With The Kayakers Guide to the Power Boat Galaxy firmly committed to memory, it was all well and good when I was on tip top form, bursting with energy and raring to go at the start of the trip. Not so good after one headland too many! Long story short, Step one: nope, no eye contact. Step two: Look that wave in the face, check. Oh hang on, that’s not a wave, it’s a wall of water akin to a tsunami! Step three: um, not a lot of wave riding going on. I had nothing left in me to power through the likes of that, and with a look of sheer horror on my face, I very quickly lost momentum.  The monkey had won and I resigned myself to being engulfed by the lake.

The remarkable thing about wide, squat, sit on top kayaks is their unmatched stability. Not to mention Darren’s role in paddling like a mad thing, sat right behind me. Point being, we remained joyfully upright, and even though I resembled a drowned rat having taken the brunt of the wave, Darren remained smugly dry. I was duly chastised, not only for my poor paddling skills but also as we then had to rescue my water bottle bobbing in the lake some way away, having not been bungeed down properly. Maybe I’m not so cut out for this kayaking lark after all.

With my motivation as well as my energy on a downward spiral, we limped back to shore. Quite honestly, if you could fall asleep in a kayak, that would have been my moment. The sun was still beating down, so the rays and the the breeze helped me to dry out.  The heat also made me prone to mild hallucinations… in my head I was a majestic iguana basking in the sun’s rays, merely going through the physical motions of tipping my paddle from side to side.

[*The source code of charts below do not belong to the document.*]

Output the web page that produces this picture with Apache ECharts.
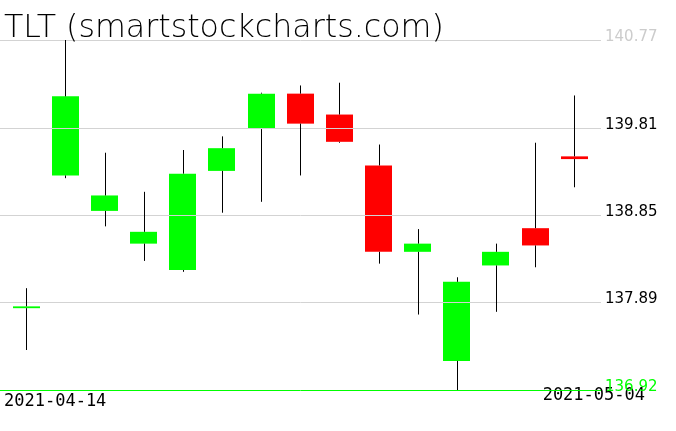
<!DOCTYPE html>
<html><head><meta charset="utf-8">
<script src="https://cdn.jsdelivr.net/npm/echarts@6/dist/echarts.min.js"></script>
<style>html,body{margin:0;padding:0;background:#fff}#c{width:676px;height:431px}</style>
</head><body><div id="c"></div>
<script>
const titleText = 'TLT (smartstockcharts.com)';
const dates = ['2021-04-14','2021-04-15','2021-04-16','2021-04-19','2021-04-20','2021-04-21','2021-04-22','2021-04-23','2021-04-26','2021-04-27','2021-04-28','2021-04-29','2021-04-30','2021-05-03','2021-05-04'];
const opens  = [137.82, 139.28, 138.89, 138.53, 138.24, 139.33, 139.79, 140.18, 139.95, 139.39, 138.44, 137.24, 138.29, 138.70, 139.49];
const highs  = [138.04, 140.77, 139.53, 139.10, 139.56, 139.71, 140.19, 140.27, 140.30, 139.62, 138.69, 138.16, 138.53, 139.64, 140.16];
const lows   = [137.36, 139.25, 138.72, 138.34, 138.22, 138.87, 138.99, 139.28, 139.64, 138.31, 137.75, 136.92, 137.78, 138.27, 139.15];
const closes = [137.84, 140.15, 139.06, 138.66, 139.30, 139.58, 140.18, 139.85, 139.65, 138.44, 138.53, 138.11, 138.44, 138.51, 139.46];
const tickValues = [136.92, 137.89, 138.85, 139.81, 140.77];
const tickLabels = ['136.92', '137.89', '138.85', '139.81', '140.77'];

const FONT = '"DejaVu Sans", sans-serif';
const MONO = '"DejaVu Sans Mono", monospace';
const GREEN = '#00ff00', RED = '#ff0000', GRID = '#d3d3d3';
const yMin = Math.min(...lows), yMax = Math.max(...highs);

const candleData = dates.map((d, i) => [i, opens[i], closes[i], lows[i], highs[i]]);
const tickData = tickValues.map(v => [0, v]);

function renderBody(params, api) {
  const i = api.value(0), o = api.value(1), c = api.value(2);
  const pO = api.coord([i, o]), pC = api.coord([i, c]);
  const w = api.size([1, 0])[0] * 0.69;
  const top = Math.min(pO[1], pC[1]), bot = Math.max(pO[1], pC[1]);
  return {
    type: 'rect',
    shape: { x: Math.round(pO[0] - w / 2), y: top, width: Math.round(w), height: Math.max(bot - top, 1) },
    style: { fill: c >= o ? GREEN : RED }
  };
}
function renderWick(params, api) {
  const i = api.value(0), o = api.value(1), c = api.value(2), l = api.value(3), h = api.value(4);
  const pH = api.coord([i, h]), pL = api.coord([i, l]);
  const yTop = api.coord([i, Math.max(o, c)])[1], yBot = api.coord([i, Math.min(o, c)])[1];
  const x = Math.round(pH[0]) + 0.5;
  return {
    type: 'group',
    children: [
      { type: 'line', shape: { x1: x, y1: pH[1], x2: x, y2: yTop }, style: { stroke: '#000', lineWidth: 1 } },
      { type: 'line', shape: { x1: x, y1: yBot, x2: x, y2: pL[1] }, style: { stroke: '#000', lineWidth: 1 } }
    ]
  };
}
function renderTick(params, api) {
  const idx = params.dataIndex, n = tickValues.length;
  const v = api.value(1);
  const p0 = api.coord([0, v]), p1 = api.coord([1, v]);
  const y = Math.ceil(p0[1] - 1e-6) + 0.5;
  const lineColor = idx === 0 ? GREEN : GRID;
  const labelColor = idx === 0 ? GREEN : (idx === n - 1 ? '#cccccc' : '#000');
  return {
    type: 'group',
    children: [
      { type: 'line', shape: { x1: p0[0], y1: y, x2: p1[0], y2: y }, style: { stroke: lineColor, lineWidth: 1 } },
      { type: 'text', x: p1[0] + 4, y: y + 4,
        style: { text: tickLabels[idx], fill: labelColor, font: '15px ' + FONT, align: 'left', verticalAlign: 'bottom' } }
    ]
  };
}

const chart = echarts.init(document.getElementById('c'), null, { renderer: 'canvas' });
chart.setOption({
  animation: false,
  backgroundColor: '#fff',
  title: {
    text: titleText, left: 4, top: 13, padding: 0,
    textStyle: { fontFamily: FONT, fontSize: 31.7, fontWeight: 200, color: '#000' }
  },
  grid: [
    { left: 6.73, width: 587.1, top: 40, height: 350 },
    { left: 0, width: 601, top: 40, height: 350 }
  ],
  xAxis: [
    { type: 'category', data: dates, gridIndex: 0, boundaryGap: true, show: false },
    { type: 'value', min: 0, max: 1, gridIndex: 1, show: false }
  ],
  yAxis: [
    { type: 'value', min: yMin, max: yMax, gridIndex: 0, show: false },
    { type: 'value', min: yMin, max: yMax, gridIndex: 1, show: false }
  ],
  graphic: [
    { type: 'text', left: 4, top: 393, style: { text: dates[0], font: '17px ' + MONO, fill: '#000' } },
    { type: 'text', right: 31, top: 387, style: { text: dates[dates.length - 1], font: '17px ' + MONO, fill: '#000' } }
  ],
  series: [
    { type: 'custom', name: 'body', xAxisIndex: 0, yAxisIndex: 0, z: 2, data: candleData,
      encode: { x: 0, y: [1, 2, 3, 4] }, renderItem: renderBody },
    { type: 'custom', name: 'grid', xAxisIndex: 1, yAxisIndex: 1, z: 3, data: tickData,
      encode: { x: 0, y: 1 }, renderItem: renderTick, silent: true },
    { type: 'custom', name: 'wick', xAxisIndex: 0, yAxisIndex: 0, z: 4, data: candleData,
      encode: { x: 0, y: [1, 2, 3, 4] }, renderItem: renderWick }
  ]
});
</script></body></html>
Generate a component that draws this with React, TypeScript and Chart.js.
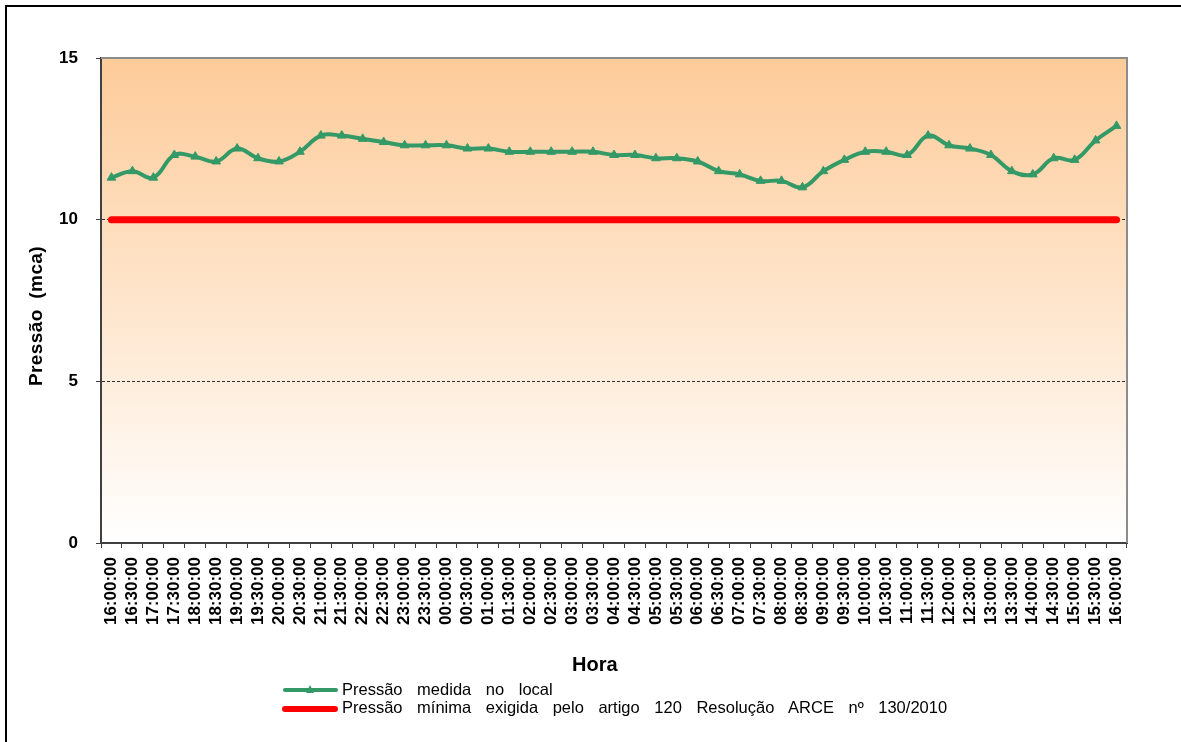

Once on dry land and with subsequent time to reflect, I like to remember the good as well as the bad. Whilst I have been known to create a melodrama out of a crisis, this was not quite on a par with the near death experience level of previous kayak trips. In fact a positive success then! The only real long-lasting downside was the rather unattractive shade of lobster red that our legs turned later in the day. Maybe sit on tops are not so ‘perfectly suited’ to sunny weather after all.